Reproduce exactly the run of lines from the one containing "Give me the" through the one containing "0.8, 0.9, 1.0];". Pictures do not belong in the copy.
::::::
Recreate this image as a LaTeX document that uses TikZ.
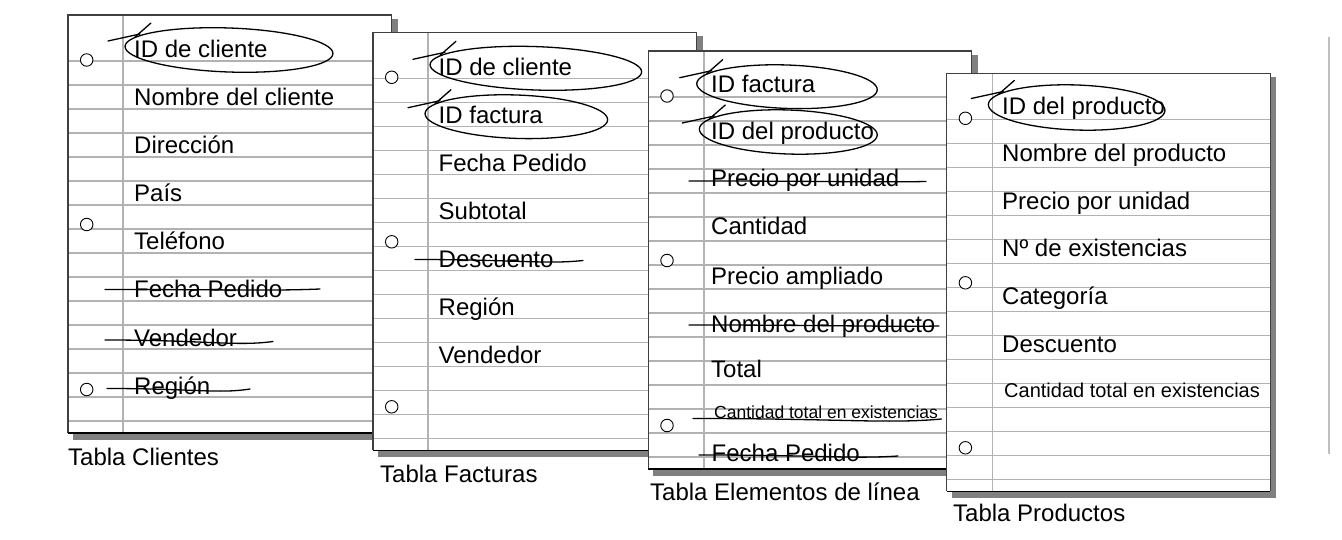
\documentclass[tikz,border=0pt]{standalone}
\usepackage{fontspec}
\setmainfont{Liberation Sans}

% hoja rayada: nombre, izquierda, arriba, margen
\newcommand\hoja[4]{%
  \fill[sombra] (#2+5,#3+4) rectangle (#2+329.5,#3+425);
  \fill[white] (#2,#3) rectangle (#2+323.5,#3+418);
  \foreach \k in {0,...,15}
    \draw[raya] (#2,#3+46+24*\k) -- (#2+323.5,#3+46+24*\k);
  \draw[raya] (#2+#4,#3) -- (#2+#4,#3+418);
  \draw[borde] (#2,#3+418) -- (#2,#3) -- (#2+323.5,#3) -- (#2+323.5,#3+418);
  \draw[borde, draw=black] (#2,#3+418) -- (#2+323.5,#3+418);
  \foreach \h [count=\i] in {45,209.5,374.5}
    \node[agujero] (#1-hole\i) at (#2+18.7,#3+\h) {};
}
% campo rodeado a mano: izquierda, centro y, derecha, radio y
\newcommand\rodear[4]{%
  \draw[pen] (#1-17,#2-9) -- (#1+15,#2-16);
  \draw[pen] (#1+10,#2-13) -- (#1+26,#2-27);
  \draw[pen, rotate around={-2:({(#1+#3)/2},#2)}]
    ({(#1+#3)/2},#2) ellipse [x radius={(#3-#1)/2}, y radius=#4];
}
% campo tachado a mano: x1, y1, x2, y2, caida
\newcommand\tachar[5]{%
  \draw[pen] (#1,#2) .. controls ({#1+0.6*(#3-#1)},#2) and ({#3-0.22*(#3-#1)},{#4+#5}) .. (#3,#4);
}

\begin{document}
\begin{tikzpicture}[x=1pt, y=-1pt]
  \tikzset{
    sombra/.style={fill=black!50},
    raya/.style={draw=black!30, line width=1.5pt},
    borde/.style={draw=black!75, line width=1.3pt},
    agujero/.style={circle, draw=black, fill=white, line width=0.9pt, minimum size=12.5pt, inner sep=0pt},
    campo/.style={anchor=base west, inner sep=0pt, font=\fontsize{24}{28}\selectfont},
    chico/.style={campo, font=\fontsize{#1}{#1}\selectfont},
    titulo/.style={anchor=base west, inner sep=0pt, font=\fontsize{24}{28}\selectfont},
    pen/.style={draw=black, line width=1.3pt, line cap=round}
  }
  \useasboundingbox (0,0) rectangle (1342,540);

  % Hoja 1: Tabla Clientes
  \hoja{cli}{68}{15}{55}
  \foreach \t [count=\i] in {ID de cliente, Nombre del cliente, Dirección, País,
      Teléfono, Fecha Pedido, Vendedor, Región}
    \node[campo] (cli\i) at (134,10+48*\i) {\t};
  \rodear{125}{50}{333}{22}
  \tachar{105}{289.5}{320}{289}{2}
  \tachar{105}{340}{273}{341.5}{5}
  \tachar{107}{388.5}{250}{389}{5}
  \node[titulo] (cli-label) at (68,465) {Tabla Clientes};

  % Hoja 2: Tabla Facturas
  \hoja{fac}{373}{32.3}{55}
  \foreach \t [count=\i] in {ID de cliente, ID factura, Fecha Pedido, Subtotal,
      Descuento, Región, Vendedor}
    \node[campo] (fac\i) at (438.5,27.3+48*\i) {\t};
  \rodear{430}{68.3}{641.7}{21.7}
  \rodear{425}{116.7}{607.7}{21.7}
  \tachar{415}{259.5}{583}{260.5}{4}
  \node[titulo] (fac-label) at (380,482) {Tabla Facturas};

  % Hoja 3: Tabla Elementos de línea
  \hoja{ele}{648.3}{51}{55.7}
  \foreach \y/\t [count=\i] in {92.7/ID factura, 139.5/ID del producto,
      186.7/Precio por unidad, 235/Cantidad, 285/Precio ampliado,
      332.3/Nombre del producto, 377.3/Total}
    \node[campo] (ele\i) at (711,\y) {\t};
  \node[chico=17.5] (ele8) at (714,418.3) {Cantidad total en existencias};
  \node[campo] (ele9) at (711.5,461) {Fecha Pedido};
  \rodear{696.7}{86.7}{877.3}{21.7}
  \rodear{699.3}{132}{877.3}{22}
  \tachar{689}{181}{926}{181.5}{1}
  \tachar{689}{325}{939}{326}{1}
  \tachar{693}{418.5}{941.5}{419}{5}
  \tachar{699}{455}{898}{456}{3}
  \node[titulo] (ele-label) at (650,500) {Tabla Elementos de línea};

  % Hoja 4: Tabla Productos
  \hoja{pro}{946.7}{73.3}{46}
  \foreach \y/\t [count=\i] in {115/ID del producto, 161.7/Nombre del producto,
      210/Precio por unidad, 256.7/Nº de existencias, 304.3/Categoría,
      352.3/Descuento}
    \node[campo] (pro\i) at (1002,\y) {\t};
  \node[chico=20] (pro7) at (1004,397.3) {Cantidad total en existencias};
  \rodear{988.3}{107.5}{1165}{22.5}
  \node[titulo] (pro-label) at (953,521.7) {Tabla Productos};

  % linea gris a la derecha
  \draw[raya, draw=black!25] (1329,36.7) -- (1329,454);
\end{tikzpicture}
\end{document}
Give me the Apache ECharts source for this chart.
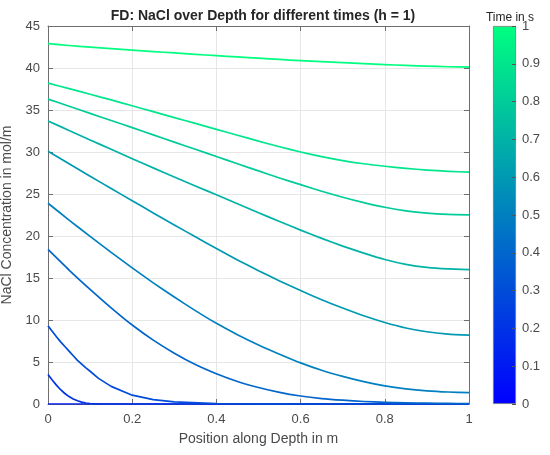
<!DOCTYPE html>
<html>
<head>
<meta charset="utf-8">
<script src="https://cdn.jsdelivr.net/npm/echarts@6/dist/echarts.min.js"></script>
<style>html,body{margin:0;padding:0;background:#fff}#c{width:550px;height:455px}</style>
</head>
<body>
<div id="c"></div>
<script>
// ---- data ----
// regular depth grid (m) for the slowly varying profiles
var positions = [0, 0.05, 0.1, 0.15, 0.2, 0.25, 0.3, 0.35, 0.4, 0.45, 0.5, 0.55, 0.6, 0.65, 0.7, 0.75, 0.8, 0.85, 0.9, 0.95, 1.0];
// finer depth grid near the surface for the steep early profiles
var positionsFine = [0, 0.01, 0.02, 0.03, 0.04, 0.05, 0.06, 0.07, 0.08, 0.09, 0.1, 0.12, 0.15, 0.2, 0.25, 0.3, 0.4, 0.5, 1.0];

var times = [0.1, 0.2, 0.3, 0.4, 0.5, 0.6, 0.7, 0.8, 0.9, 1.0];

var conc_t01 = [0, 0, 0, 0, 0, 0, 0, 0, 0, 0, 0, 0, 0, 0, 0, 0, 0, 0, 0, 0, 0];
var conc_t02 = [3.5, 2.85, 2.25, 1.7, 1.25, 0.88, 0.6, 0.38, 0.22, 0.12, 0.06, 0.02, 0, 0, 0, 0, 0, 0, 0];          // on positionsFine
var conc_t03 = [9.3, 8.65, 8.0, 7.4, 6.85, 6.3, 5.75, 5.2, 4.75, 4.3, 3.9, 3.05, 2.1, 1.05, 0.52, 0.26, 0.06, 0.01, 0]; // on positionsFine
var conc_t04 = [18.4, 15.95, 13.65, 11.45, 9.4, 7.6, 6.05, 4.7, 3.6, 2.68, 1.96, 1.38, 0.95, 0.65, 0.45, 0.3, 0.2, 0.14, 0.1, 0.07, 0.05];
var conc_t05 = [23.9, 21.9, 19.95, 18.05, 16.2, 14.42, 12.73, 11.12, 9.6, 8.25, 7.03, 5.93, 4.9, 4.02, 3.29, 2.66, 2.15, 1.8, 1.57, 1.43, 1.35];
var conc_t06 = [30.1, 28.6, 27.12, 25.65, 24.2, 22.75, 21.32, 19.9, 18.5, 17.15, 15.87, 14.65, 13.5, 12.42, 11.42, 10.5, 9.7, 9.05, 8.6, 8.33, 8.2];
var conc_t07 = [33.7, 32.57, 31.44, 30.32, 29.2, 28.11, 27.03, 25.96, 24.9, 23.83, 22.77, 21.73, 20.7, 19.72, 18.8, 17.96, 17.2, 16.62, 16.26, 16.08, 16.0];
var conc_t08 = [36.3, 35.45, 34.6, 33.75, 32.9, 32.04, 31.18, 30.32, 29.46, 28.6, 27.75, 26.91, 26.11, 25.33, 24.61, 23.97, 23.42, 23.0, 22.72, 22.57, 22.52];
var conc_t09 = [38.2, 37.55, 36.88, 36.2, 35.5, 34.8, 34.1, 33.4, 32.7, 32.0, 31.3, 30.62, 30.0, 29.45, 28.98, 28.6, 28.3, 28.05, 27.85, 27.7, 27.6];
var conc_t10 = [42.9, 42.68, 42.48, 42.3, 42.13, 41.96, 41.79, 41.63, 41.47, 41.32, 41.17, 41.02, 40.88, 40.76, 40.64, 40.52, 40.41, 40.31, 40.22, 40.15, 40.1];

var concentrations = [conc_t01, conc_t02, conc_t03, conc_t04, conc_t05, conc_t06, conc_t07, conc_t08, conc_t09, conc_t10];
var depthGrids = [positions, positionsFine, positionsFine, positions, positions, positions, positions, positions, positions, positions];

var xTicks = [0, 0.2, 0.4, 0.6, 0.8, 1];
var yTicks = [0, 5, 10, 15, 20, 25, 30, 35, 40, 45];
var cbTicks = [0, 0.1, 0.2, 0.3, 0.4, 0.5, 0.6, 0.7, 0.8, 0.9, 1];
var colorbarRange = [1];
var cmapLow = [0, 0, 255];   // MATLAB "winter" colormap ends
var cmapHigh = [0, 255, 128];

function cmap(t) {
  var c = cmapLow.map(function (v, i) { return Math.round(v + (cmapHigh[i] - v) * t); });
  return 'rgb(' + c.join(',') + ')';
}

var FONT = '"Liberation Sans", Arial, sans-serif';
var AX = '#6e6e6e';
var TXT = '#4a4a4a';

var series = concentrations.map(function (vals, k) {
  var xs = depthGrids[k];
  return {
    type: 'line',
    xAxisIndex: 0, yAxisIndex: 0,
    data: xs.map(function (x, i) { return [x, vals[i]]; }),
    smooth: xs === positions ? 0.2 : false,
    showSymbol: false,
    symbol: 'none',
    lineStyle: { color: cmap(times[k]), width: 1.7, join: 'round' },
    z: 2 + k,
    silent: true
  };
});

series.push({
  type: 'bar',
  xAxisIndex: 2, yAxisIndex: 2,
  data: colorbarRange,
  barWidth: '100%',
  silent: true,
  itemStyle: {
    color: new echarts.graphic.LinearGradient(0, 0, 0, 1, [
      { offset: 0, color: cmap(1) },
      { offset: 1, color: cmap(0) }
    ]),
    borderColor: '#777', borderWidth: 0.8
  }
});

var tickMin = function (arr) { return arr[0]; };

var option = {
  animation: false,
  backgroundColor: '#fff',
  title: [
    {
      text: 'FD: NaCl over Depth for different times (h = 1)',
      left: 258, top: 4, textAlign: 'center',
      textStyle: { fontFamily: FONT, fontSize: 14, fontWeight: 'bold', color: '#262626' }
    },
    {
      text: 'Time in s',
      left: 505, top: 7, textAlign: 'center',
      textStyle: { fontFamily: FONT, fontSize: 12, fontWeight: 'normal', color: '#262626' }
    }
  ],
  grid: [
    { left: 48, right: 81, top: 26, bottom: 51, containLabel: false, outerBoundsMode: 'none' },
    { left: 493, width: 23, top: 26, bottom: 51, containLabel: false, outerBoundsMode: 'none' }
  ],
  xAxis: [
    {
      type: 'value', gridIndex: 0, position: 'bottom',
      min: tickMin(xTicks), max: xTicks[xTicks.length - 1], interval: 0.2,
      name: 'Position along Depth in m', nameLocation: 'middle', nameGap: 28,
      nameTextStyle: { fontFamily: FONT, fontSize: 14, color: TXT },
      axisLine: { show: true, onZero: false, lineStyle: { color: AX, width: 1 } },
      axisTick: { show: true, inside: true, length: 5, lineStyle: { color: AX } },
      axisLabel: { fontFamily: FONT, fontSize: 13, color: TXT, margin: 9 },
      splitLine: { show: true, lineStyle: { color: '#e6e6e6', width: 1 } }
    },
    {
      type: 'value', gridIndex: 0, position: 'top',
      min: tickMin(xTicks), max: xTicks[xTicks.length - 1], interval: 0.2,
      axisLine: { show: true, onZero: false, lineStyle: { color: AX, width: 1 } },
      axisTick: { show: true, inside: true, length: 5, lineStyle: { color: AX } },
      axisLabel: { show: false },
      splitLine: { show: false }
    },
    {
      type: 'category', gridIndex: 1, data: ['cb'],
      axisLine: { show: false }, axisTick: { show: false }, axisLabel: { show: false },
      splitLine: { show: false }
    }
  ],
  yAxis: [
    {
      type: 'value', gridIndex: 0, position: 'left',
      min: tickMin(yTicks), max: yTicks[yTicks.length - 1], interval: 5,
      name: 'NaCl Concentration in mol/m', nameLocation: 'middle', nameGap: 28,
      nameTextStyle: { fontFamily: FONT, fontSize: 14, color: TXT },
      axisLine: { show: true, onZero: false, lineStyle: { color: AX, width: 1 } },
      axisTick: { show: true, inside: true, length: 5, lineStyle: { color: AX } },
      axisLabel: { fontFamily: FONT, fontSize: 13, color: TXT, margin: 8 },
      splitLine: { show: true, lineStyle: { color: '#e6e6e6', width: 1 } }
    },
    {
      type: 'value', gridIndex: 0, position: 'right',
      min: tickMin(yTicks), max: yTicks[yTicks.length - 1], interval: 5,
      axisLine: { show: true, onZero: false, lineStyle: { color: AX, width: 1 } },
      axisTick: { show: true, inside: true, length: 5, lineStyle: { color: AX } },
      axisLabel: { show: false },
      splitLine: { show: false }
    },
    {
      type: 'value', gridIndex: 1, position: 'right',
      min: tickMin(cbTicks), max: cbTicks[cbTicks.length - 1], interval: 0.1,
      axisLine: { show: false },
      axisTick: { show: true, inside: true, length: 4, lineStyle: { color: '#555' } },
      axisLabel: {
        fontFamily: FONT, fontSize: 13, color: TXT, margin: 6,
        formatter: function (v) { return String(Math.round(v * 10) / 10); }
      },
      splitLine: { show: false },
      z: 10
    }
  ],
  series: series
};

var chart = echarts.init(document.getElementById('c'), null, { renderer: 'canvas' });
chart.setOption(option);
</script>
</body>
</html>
::::::
(The answer):
Give me the Apache ECharts source for this chart.
<!DOCTYPE html>
<html>
<head>
<meta charset="utf-8">
<script src="https://cdn.jsdelivr.net/npm/echarts@6/dist/echarts.min.js"></script>
<style>html,body{margin:0;padding:0;background:#fff}#c{width:550px;height:455px}</style>
</head>
<body>
<div id="c"></div>
<script>
// ---- data ----
// regular depth grid (m) for the slowly varying profiles
var positions = [0, 0.05, 0.1, 0.15, 0.2, 0.25, 0.3, 0.35, 0.4, 0.45, 0.5, 0.55, 0.6, 0.65, 0.7, 0.75, 0.8, 0.85, 0.9, 0.95, 1.0];
// finer depth grid near the surface for the steep early profiles
var positionsFine = [0, 0.01, 0.02, 0.03, 0.04, 0.05, 0.06, 0.07, 0.08, 0.09, 0.1, 0.12, 0.15, 0.2, 0.25, 0.3, 0.4, 0.5, 1.0];

var times = [0.1, 0.2, 0.3, 0.4, 0.5, 0.6, 0.7, 0.8, 0.9, 1.0];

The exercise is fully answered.